Judge Koh and Justice Cuellar are devoted to their two children while balancing their careers. Their children hold their own during family debates against Judge Koh and Justice Cuellar, a former member of the law faculty at Stanford Law School who graduated from Harvard, Yale, and Stanford! As a family, they play games (Telestrations and Apples to Apples are their favorites), watch movies, and explore eating different cuisines. Recently, they ate Somali cuisine in Minneapolis. Some favorite topics at family dinners include each family member’s day and activities, current events, news about friends and family, musicals, memes, videos, and movies.
When asked about her bucket list, Judge Koh remarked that she would like to help raise her grandchildren if her children have children of their own. Before kindergarten, Judge Koh was raised largely by her grandmother. Judge Koh’s parents, Eunsook and Jae Kon, helped raise Judge Koh’s children. Eunsook even brought the children to Judge Koh’s law firm twice daily for breastfeedings. Judge Koh observed that childcare has been provided in her family across generations, and she hopes to pay it forward so that her children can also have the ability to work.
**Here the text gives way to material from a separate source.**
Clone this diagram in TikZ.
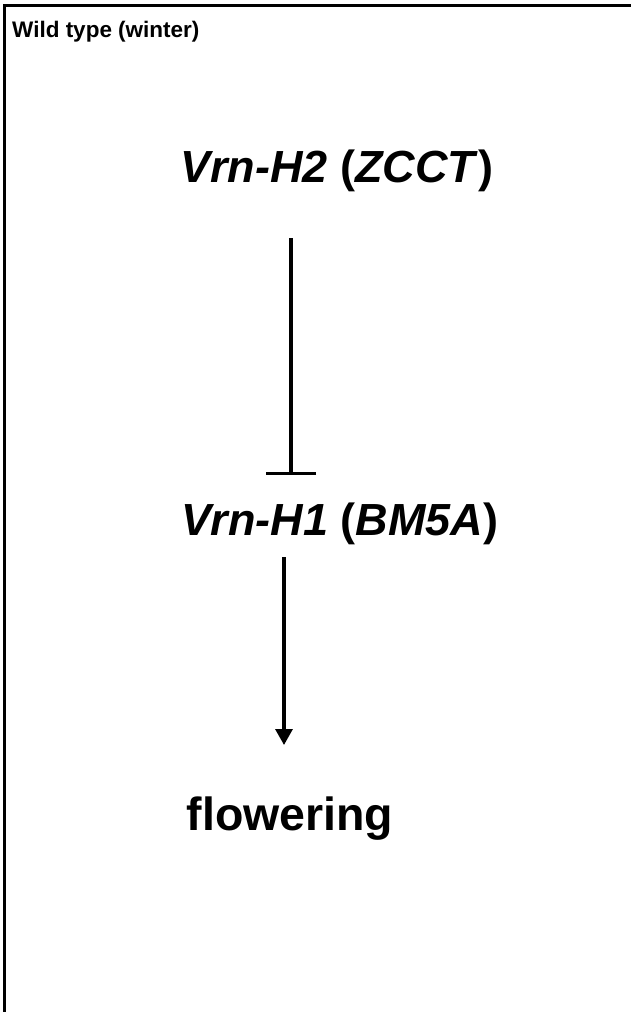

At the age of 87, Eunsook still cooks for her grandchildren, attends their performances and games, and is a booster for their school activities. Unfortunately, Jae Kon died of cancer at the age of 80 a decade ago. He regularly watched news stories about Judge Koh’s first Apple v. Samsung jury trial in his hospital room.
When offering words of wisdom to the next generation, Judge Koh cited Senator Tammy Duckworth’s inspirational memoir, Every Day Is a Gift. In Judge Koh’s words, “With everything that has taken place, I think we all realize that every day is a gift. We all took so much for granted. Make the most of every day.”